## AIM OF THE EXERCISE:
Set down the material below word for word, excluding the pictures.

***** DATA SHOWN

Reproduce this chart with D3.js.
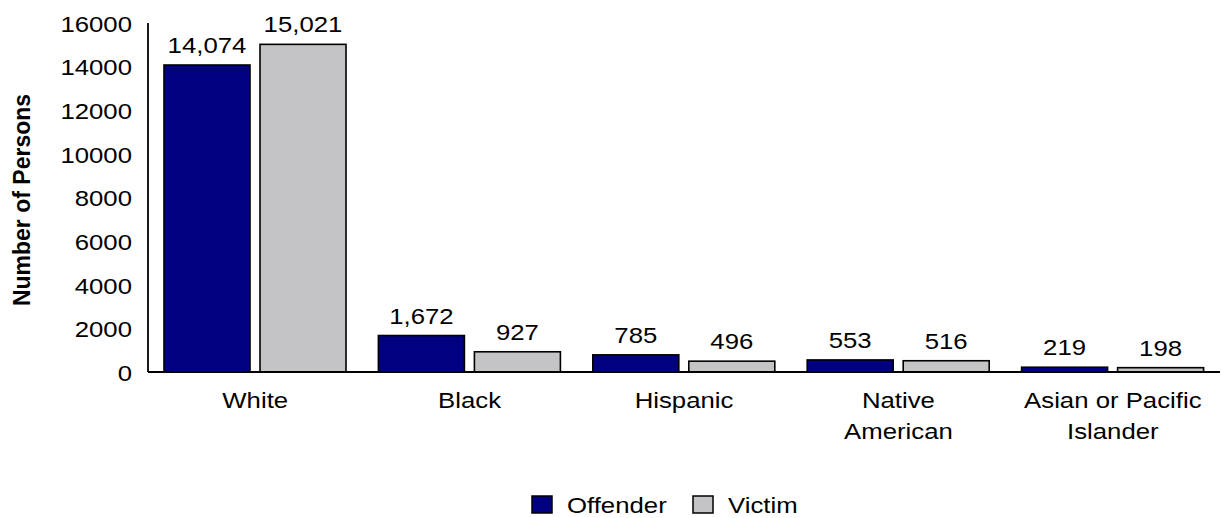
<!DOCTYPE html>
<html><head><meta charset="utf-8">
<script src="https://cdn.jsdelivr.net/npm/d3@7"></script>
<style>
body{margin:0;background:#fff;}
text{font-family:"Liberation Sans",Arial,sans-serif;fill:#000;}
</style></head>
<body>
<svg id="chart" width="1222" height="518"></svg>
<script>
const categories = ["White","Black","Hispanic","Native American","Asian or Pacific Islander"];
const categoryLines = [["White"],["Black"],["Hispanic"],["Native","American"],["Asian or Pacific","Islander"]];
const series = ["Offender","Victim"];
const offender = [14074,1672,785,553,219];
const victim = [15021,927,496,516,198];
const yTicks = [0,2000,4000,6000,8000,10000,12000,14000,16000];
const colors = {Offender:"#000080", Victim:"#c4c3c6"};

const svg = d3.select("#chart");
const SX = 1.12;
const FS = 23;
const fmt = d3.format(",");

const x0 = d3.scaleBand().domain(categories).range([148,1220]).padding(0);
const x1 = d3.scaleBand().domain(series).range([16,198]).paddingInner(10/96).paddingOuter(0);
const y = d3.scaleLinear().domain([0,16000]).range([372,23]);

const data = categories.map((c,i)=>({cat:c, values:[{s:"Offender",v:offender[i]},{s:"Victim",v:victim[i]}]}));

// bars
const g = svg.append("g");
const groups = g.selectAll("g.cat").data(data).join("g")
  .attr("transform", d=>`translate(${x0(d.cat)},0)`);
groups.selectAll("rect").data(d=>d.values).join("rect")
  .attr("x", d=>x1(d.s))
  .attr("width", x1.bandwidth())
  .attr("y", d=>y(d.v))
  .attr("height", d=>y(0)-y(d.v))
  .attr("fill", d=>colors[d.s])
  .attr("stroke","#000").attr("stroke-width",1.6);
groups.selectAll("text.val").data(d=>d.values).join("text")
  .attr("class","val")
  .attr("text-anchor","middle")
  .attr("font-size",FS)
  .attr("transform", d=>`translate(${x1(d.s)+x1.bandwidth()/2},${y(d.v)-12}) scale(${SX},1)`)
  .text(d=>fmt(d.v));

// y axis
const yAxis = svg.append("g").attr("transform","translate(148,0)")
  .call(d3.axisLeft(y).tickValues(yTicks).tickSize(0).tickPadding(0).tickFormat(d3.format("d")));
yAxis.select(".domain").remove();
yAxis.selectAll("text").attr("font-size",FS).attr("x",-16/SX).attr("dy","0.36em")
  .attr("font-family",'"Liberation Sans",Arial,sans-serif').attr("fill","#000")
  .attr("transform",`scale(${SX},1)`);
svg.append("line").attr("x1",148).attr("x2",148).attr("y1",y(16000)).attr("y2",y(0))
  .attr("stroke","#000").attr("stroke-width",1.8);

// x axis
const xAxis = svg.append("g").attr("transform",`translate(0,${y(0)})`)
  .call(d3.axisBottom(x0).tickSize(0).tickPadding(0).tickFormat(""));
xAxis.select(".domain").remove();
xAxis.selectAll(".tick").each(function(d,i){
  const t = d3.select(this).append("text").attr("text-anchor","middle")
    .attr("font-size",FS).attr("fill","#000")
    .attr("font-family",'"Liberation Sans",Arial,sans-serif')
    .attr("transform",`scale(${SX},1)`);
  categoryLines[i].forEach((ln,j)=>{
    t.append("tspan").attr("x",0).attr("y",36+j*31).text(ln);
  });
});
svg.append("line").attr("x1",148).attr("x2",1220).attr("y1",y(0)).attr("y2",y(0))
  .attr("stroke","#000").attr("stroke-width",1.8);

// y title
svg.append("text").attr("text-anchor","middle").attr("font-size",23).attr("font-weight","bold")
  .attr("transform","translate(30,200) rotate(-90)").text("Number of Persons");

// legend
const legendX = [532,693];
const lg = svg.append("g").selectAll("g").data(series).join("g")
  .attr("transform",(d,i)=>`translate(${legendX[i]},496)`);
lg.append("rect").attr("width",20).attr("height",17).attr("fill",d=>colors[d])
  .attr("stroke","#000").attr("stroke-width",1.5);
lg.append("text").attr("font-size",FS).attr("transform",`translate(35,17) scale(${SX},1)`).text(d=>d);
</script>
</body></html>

**********

## SOLUTION TO THE EXERCISE:
Reproduce this chart with D3.js.
<!DOCTYPE html>
<html><head><meta charset="utf-8">
<script src="https://cdn.jsdelivr.net/npm/d3@7"></script>
<style>
body{margin:0;background:#fff;}
text{font-family:"Liberation Sans",Arial,sans-serif;fill:#000;}
</style></head>
<body>
<svg id="chart" width="1222" height="518"></svg>
<script>
const categories = ["White","Black","Hispanic","Native American","Asian or Pacific Islander"];
const categoryLines = [["White"],["Black"],["Hispanic"],["Native","American"],["Asian or Pacific","Islander"]];
const series = ["Offender","Victim"];
const offender = [14074,1672,785,553,219];
const victim = [15021,927,496,516,198];
const yTicks = [0,2000,4000,6000,8000,10000,12000,14000,16000];
const colors = {Offender:"#000080", Victim:"#c4c3c6"};

const svg = d3.select("#chart");
const SX = 1.12;
const FS = 23;
const fmt = d3.format(",");

const x0 = d3.scaleBand().domain(categories).range([148,1220]).padding(0);
const x1 = d3.scaleBand().domain(series).range([16,198]).paddingInner(10/96).paddingOuter(0);
const y = d3.scaleLinear().domain([0,16000]).range([372,23]);

const data = categories.map((c,i)=>({cat:c, values:[{s:"Offender",v:offender[i]},{s:"Victim",v:victim[i]}]}));

// bars
const g = svg.append("g");
const groups = g.selectAll("g.cat").data(data).join("g")
  .attr("transform", d=>`translate(${x0(d.cat)},0)`);
groups.selectAll("rect").data(d=>d.values).join("rect")
  .attr("x", d=>x1(d.s))
  .attr("width", x1.bandwidth())
  .attr("y", d=>y(d.v))
  .attr("height", d=>y(0)-y(d.v))
  .attr("fill", d=>colors[d.s])
  .attr("stroke","#000").attr("stroke-width",1.6);
groups.selectAll("text.val").data(d=>d.values).join("text")
  .attr("class","val")
  .attr("text-anchor","middle")
  .attr("font-size",FS)
  .attr("transform", d=>`translate(${x1(d.s)+x1.bandwidth()/2},${y(d.v)-12}) scale(${SX},1)`)
  .text(d=>fmt(d.v));

// y axis
const yAxis = svg.append("g").attr("transform","translate(148,0)")
  .call(d3.axisLeft(y).tickValues(yTicks).tickSize(0).tickPadding(0).tickFormat(d3.format("d")));
yAxis.select(".domain").remove();
yAxis.selectAll("text").attr("font-size",FS).attr("x",-16/SX).attr("dy","0.36em")
  .attr("font-family",'"Liberation Sans",Arial,sans-serif').attr("fill","#000")
  .attr("transform",`scale(${SX},1)`);
svg.append("line").attr("x1",148).attr("x2",148).attr("y1",y(16000)).attr("y2",y(0))
  .attr("stroke","#000").attr("stroke-width",1.8);

// x axis
const xAxis = svg.append("g").attr("transform",`translate(0,${y(0)})`)
  .call(d3.axisBottom(x0).tickSize(0).tickPadding(0).tickFormat(""));
xAxis.select(".domain").remove();
xAxis.selectAll(".tick").each(function(d,i){
  const t = d3.select(this).append("text").attr("text-anchor","middle")
    .attr("font-size",FS).attr("fill","#000")
    .attr("font-family",'"Liberation Sans",Arial,sans-serif')
    .attr("transform",`scale(${SX},1)`);
  categoryLines[i].forEach((ln,j)=>{
    t.append("tspan").attr("x",0).attr("y",36+j*31).text(ln);
  });
});
svg.append("line").attr("x1",148).attr("x2",1220).attr("y1",y(0)).attr("y2",y(0))
  .attr("stroke","#000").attr("stroke-width",1.8);

// y title
svg.append("text").attr("text-anchor","middle").attr("font-size",23).attr("font-weight","bold")
  .attr("transform","translate(30,200) rotate(-90)").text("Number of Persons");

// legend
const legendX = [532,693];
const lg = svg.append("g").selectAll("g").data(series).join("g")
  .attr("transform",(d,i)=>`translate(${legendX[i]},496)`);
lg.append("rect").attr("width",20).attr("height",17).attr("fill",d=>colors[d])
  .attr("stroke","#000").attr("stroke-width",1.5);
lg.append("text").attr("font-size",FS).attr("transform",`translate(35,17) scale(${SX},1)`).text(d=>d);
</script>
</body></html>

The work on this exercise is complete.